Core Summary
As President Trump arrives in Canada for the G7 summit, traditional US allies are quietly accelerating a strategic agenda to systematically reduce their dependence on the United States across economic, security, and diplomatic domains. This marks the most profound structural shift in transatlantic relations since the end of the Cold War.
Key Details
Multiple diplomatic sources reveal that representatives from Canada, UK, France, Germany, Japan, and the EU have held several rounds of preparatory consultations ahead of the summit. Core discussion topics include:
Accelerated Defense Autonomy: The EU is pushing to double the European Defense Fund to 80 billion euros annually by 2027 and fast-tracking joint weapons development under the PESCO framework. Germany has announced it will bring forward its target of 2.5% GDP defense spending.
Trade and Payment Diversification: Multiple central banks are assessing the feasibility of alternative payment mechanisms independent of dollar settlement. Bank for International Settlements has begun testing cross-border settlement prototypes based on digital currencies.
Supply Chain De-risking: Japan and South Korea are in talks with non-US semiconductor manufacturers to build advanced fabs domestically, reducing reliance on single technology sources.

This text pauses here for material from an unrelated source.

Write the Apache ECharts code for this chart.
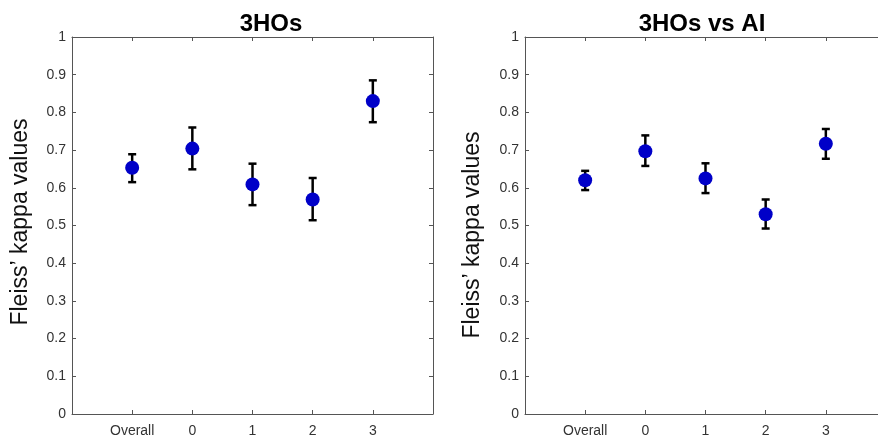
<!DOCTYPE html>
<html>
<head>
<meta charset="utf-8">
<script src="https://cdn.jsdelivr.net/npm/echarts@6/dist/echarts.min.js"></script>
<style>
  html, body { margin: 0; padding: 0; background: #fff; }
  #chart { width: 878px; height: 439px; }
</style>
</head>
<body>
<div id="chart"></div>
<script>
// Agreement groups shown along the x axis
const categories = ['Overall', '0', '1', '2', '3'];

// Panel 1: agreement among the three human observers
const kappaHO = [0.653, 0.704, 0.609, 0.569, 0.830];
const lowerHO = [0.615, 0.649, 0.554, 0.514, 0.774];
const upperHO = [0.689, 0.760, 0.664, 0.626, 0.885];

// Panel 2: three human observers together with the AI
const kappaAI = [0.620, 0.697, 0.625, 0.530, 0.717];
const lowerAI = [0.594, 0.658, 0.586, 0.492, 0.677];
const upperAI = [0.645, 0.739, 0.665, 0.569, 0.756];

const yTicks = [0, 0.1, 0.2, 0.3, 0.4, 0.5, 0.6, 0.7, 0.8, 0.9, 1];
const panelTitles = ['3HOs', '3HOs vs AI'];
const yName = 'Fleiss\u2019 kappa values';

const FONT = '"Liberation Sans", Arial, Helvetica, sans-serif';
const AXIS_COLOR = '#555';
const DOT_COLOR = '#0000c8';

const chart = echarts.init(document.getElementById('chart'), null, { renderer: 'canvas' });

// Both panels share the same x scale (about 60 px per group); the second
// panel is cut by the canvas edge, so its visible range ends before 6.
const grids = [
  { left: 72, top: 37, width: 361, height: 377 },
  { left: 525, top: 37, width: 353, height: 377 }
];
const xMax = [6, 6 * 353 / 361];
const showRightLine = [true, false];

function catLabel(v) {
  const i = Math.round(v) - 1;
  return (i >= 0 && i < categories.length && Math.abs(v - i - 1) < 1e-6) ? categories[i] : '';
}

const xAxes = [];
const yAxes = [];
grids.forEach((g, gi) => {
  // bottom axis with group labels
  xAxes.push({
    type: 'value', gridIndex: gi, min: 0, max: xMax[gi], interval: 1, position: 'bottom',
    axisLine: { show: true, lineStyle: { color: AXIS_COLOR, width: 1 } },
    axisTick: { show: true, inside: true, length: 4, lineStyle: { color: AXIS_COLOR },
      customValues: [1, 2, 3, 4, 5] },
    axisLabel: { show: true, color: '#333', fontFamily: FONT, fontSize: 14, margin: 10,
      customValues: [1, 2, 3, 4, 5], formatter: catLabel },
    splitLine: { show: false }
  });
  // top box edge
  xAxes.push({
    type: 'value', gridIndex: gi, min: 0, max: xMax[gi], interval: 1, position: 'top',
    axisLine: { show: true, onZero: false, lineStyle: { color: AXIS_COLOR, width: 1 } },
    axisTick: { show: true, inside: true, length: 4, lineStyle: { color: AXIS_COLOR },
      customValues: [1, 2, 3, 4, 5] },
    axisLabel: { show: false },
    splitLine: { show: false }
  });
  yAxes.push({
    type: 'value', gridIndex: gi, min: 0, max: 1, interval: 0.1, position: 'left',
    axisLine: { show: true, lineStyle: { color: AXIS_COLOR, width: 1 } },
    axisTick: { show: true, inside: true, length: 4, lineStyle: { color: AXIS_COLOR } },
    axisLabel: { show: true, color: '#333', fontFamily: FONT, fontSize: 14, margin: 6,
      customValues: yTicks,
      formatter: v => (Math.round(v * 10) / 10).toString() },
    splitLine: { show: false }
  });
  // right box edge
  yAxes.push({
    type: 'value', gridIndex: gi, min: 0, max: 1, interval: 0.1, position: 'right',
    axisLine: { show: showRightLine[gi], onZero: false, lineStyle: { color: AXIS_COLOR, width: 1 } },
    axisTick: { show: showRightLine[gi], inside: true, length: 4, lineStyle: { color: AXIS_COLOR } },
    axisLabel: { show: false },
    splitLine: { show: false }
  });
});

function errorBarSeries(gi, lower, upper) {
  const data = categories.map((c, i) => [i + 1, lower[i], upper[i]]);
  return {
    type: 'custom', xAxisIndex: gi * 2, yAxisIndex: gi * 2,
    data: data, silent: true, z: 2,
    renderItem: function (params, api) {
      const x = api.value(0);
      const lo = api.coord([x, api.value(1)]);
      const hi = api.coord([x, api.value(2)]);
      const cap = 4;
      const style = { stroke: '#000', lineWidth: 2.5, fill: null };
      return {
        type: 'group',
        children: [
          { type: 'line', shape: { x1: lo[0], y1: lo[1], x2: hi[0], y2: hi[1] }, style: style },
          { type: 'line', shape: { x1: hi[0] - cap, y1: hi[1], x2: hi[0] + cap, y2: hi[1] }, style: style },
          { type: 'line', shape: { x1: lo[0] - cap, y1: lo[1], x2: lo[0] + cap, y2: lo[1] }, style: style }
        ]
      };
    }
  };
}

function dotSeries(gi, values) {
  return {
    type: 'scatter', xAxisIndex: gi * 2, yAxisIndex: gi * 2,
    data: values.map((v, i) => [i + 1, v]),
    symbol: 'circle', symbolSize: 14, z: 3, silent: true,
    itemStyle: { color: DOT_COLOR, opacity: 1 }
  };
}

const option = {
  backgroundColor: '#fff',
  animation: false,
  title: [
    { text: panelTitles[0], left: 266, top: 7, textAlign: 'center',
      textStyle: { fontFamily: FONT, fontSize: 24, fontWeight: 'bold', color: '#000' } },
    { text: panelTitles[1], left: 697, top: 7, textAlign: 'center',
      textStyle: { fontFamily: FONT, fontSize: 24, fontWeight: 'bold', color: '#000' } }
  ],
  grid: grids,
  xAxis: xAxes,
  yAxis: yAxes,
  graphic: [
    { type: 'text', x: 21, y: 222, rotation: Math.PI / 2,
      style: { text: yName, font: '23px ' + FONT, fill: '#111', textAlign: 'center', textVerticalAlign: 'middle' } },
    { type: 'text', x: 473, y: 235, rotation: Math.PI / 2,
      style: { text: yName, font: '23px ' + FONT, fill: '#111', textAlign: 'center', textVerticalAlign: 'middle' } }
  ],
  series: [
    errorBarSeries(0, lowerHO, upperHO),
    dotSeries(0, kappaHO),
    errorBarSeries(1, lowerAI, upperAI),
    dotSeries(1, kappaAI)
  ]
};

chart.setOption(option);
</script>
</body>
</html>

Climate and Energy Independence: The EU plans to raise its renewable energy investment target from 45% to 55% by 2030 and accelerate green energy partnerships with African and Latin American nations.
Analysis
The collective pivot by G7 allies reflects a historic acceleration from a unipolar moment toward a multi-node network order. Over the past three years, US policy volatility across trade tariffs, military operations, and climate agreements has forced even the closest allies to incorporate “US risk” as a core variable in long-term strategic planning.
Notably, this trend is not driven by simple anti-American sentiment but by pragmatic risk management. With RCEP integrating the world’s largest free trade zone and BRICS+ GDP in PPP terms surpassing G7, allies recognize that continuing to concentrate strategic bets on a single partner is no longer prudent.
Perspectives
Pro-Autonomy (France/Germany): The Elysee states that “Europe must have the capacity to act independently - not against any country, but as responsibility for our own destiny.”
Cautious Balance (UK/Japan): Downing Street emphasizes that “strengthening European partnerships does not mean weakening the transatlantic bond.”
US Response: The White House says it “welcomes allies taking more responsibility” but warns that “exclusionary arrangements targeting America are short-sighted.”